I tweeted my Member of Parliament with a picture of this garbage dump. She promptly responded clarifying that she is well aware of that particular corner and that even though this was not in our constituency (we had crossed over into St Catherine North Central) she believes that there are private truck companies dumping at this site. She promised to bring it to the relevant authority's attention again. I was grateful for her attention to this issue.

But it got me thinking. That community is alive and well, with its own police station, a high school, a vocational training institution, regular public transportation, and citizens with modest, decently maintained abodes. So how was this dump allowed to flourish? How were the dumpers able to get away with their illegal (yes, illegal!) activities?

Perhaps we have simply got used to the dead body in our living room.

I think both we the citizens, political representatives, and even the police, have forgotten that this sort of practice is against the law. Yes, we have a law for that. Sections 45 & 46 of the National Solid Waste Management Act are clear on this matter.

Section 45: Every person who disposes of solid waste in any area or in any manner not approved by the authority…commits an offence and shall be liable on summary conviction before a resident magistrate to a fine not exceeding one million dollars or to imprisonment for a term not exceeding nine months or to both such fine and imprisonment.

Section 46: A person commits an offence if he (a) throws, drops or otherwise deposits and leaves any litter in any public place; or (b) erects, displays (whether by writing, marking or otherwise), deposits or affixes anything in a public place or on any building, wall, fence or structure abutting or adjoining a public place, in such circumstances as to cause, contribute to or tend to the defacement of that place, building wall, fence or structure, as the case may be, and shall be liable to a penalty under section 53.

I think we can all agree on the following:

Litter means solid waste in any public place and includes any refuse, rubbish, bottles, glass, debris, dirt, rubble, ballast, stones, noxious or contained substances or waste matter or any other matter likely to deface, make untidy, obstruct or cause a nuisance in a public place.

Public places include every public highway, street, road, square, alley, lane, bridleway, footway, parade, wharf, jetty, quay, bridge, sidewalk, or verge.

Now, which authority approved the disposal of garbage in the manner I described at that location specified?

The act in Section 53 prescribes the action that can be taken when someone is found to be in breach of this law:

Where an authorised officer finds a person on any occasion and has reason to believe that on occasion that person is committing or has committed an offence to which this section applies, he may serve that person with the prescribed notice in writing offering the discharge of any liability to conviction of that offence by payment of a fixed penalty under this section...

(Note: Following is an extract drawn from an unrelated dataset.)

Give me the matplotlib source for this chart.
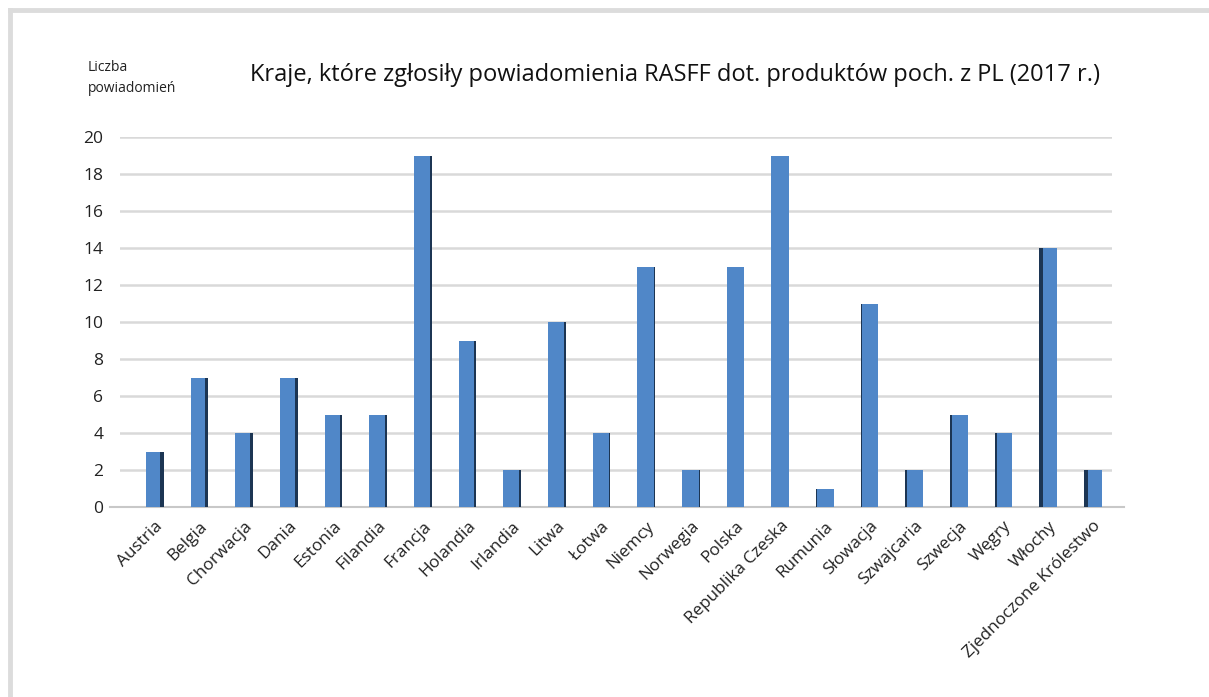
import matplotlib
matplotlib.use("Agg")
import matplotlib.pyplot as plt
from matplotlib.patches import Rectangle
from matplotlib.lines import Line2D

countries = ["Austria", "Belgia", "Chorwacja", "Dania", "Estonia", "Filandia",
             "Francja", "Holandia", "Irlandia", "Litwa", "Łotwa", "Niemcy",
             "Norwegia", "Polska", "Republika Czeska", "Rumunia", "Słowacja",
             "Szwajcaria", "Szwecja", "Węgry", "Włochy", "Zjednoczone Królestwo"]
values = [3, 7, 4, 7, 5, 5, 19, 9, 2, 10, 4, 13, 2, 13, 19, 1, 11, 2, 5, 4, 14, 2]
y_ticks = [0, 2, 4, 6, 8, 10, 12, 14, 16, 18, 20]

title = "Kraje, które zgłosiły powiadomienia RASFF dot. produktów poch. z PL (2017 r.)"
y_label = "Liczba\npowiadomień"

W, H = 1209, 697
fig = plt.figure(figsize=(W / 100, H / 100), dpi=100)
fig.patch.set_facecolor("white")

# outer frame (top and left edges)
fig.add_artist(Line2D([10 / W, 1.0], [1 - 10 / H, 1 - 10 / H], color="#DCDCDC", lw=3.5,
                      transform=fig.transFigure))
fig.add_artist(Line2D([10 / W, 10 / W], [0, 1 - 10 / H], color="#DCDCDC", lw=3.5,
                      transform=fig.transFigure))

left, right = 120, 1112
bottom, top = 507, 137
ax = fig.add_axes([left / W, 1 - bottom / H, (right - left) / W, (bottom - top) / H])

x = list(range(len(countries)))
bw = 0.40
face = "#5087C8"
dark = "#1C3553"

ax.bar(x, values, width=bw, color=face, zorder=3, edgecolor="none")

# dark side strips imitating the 3-D look
px = 1.0 / 44.67
for i, v in enumerate(values):
    c = 13.5
    if i < c:
        sw = 4 * (c - i) / c
        x0 = i + bw / 2 - sw * px
    else:
        sw = 4 * (i - c) / 7.5
        x0 = i - bw / 2
    if sw > 0.3:
        ax.add_patch(Rectangle((x0, 0), sw * px, v, facecolor=dark, edgecolor="none", zorder=4))

ax.set_xlim(-0.78, 21.43)
ax.set_ylim(0, 20)
ax.set_yticks(y_ticks)
ax.yaxis.grid(True, color="#D9D9D9", lw=1.8, zorder=0)
ax.set_axisbelow(True)
for s in ax.spines.values():
    s.set_visible(False)
ax.tick_params(axis="both", length=0)
ax.tick_params(axis="y", pad=12, labelsize=12.5, labelcolor="#222222")
ax.set_xticks(x)
ax.set_xticklabels(countries, rotation=45, ha="right", va="top", rotation_mode="anchor",
                   fontsize=12.3, color="#222222")
ax.tick_params(axis="x", pad=8)
for lab in ax.get_xticklabels() + ax.get_yticklabels():
    lab.set_family("Open Sans")

# floor line
ax.plot([-1.0, 21.7], [0, 0], color="#C8C8C8", lw=1.5, clip_on=False, zorder=2)

fig.text(250 / W, 1 - 75 / H, title, fontsize=17, family="Open Sans", color="#111111",
         ha="left", va="center")
fig.text(88 / W, 1 - 78 / H, y_label, fontsize=10, family="Open Sans", color="#222222",
         ha="left", va="center", linespacing=1.5)

fig.savefig("out.png", dpi=100, facecolor="white")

How, then, has this dump been allowed to flourish? How were the dumpers able to get away with their illegal activities?

I know, and we all know, that the scene I've described in St Catherine North Central is neither a one-off situation, nor is it unique. There is another flourishing dump site on a vacant lot adjacent to a police station in west-rural St Andrew, right in the heart of the commercial centre of that community. The sidewalk on the left-hand side of lower South Camp Road heading south is a de facto dump site now, which is periodically cleared, but remains an active dump site right on the side of the main road, near to a playground established for the enjoyment of the community. We have got used to the dead body in the living room.

There is obviously a need to enforce the law where littering and dumping are concerned. People do what they know they'll get away with. But there is also room for addressing the root causes of the behaviour that makes it OK for private residents to dispose of their waste in areas not prescribed as dump sites under the law.

Why do they do this? Until collection of garbage is regular and predictable people will take whatever steps they can to get their waste out of their immediate vicinity. Behold the ad hoc dump site on the side of the road. Perhaps placement of public skips to contain waste in a prescribed manner at specific locations would obviate the practice of establishing these ad hoc dumps. Of course, placement of public skips would have to be done with the commensurate public education programme which shows citizens how to use them properly and how to containerise their waste. And, these too would have to be emptied regularly and predictably to prevent overflow and the lighting of fires in the skips to deal with excess garbage.

It's time to wake up and deal with the body that has been lying in our living room for too long now.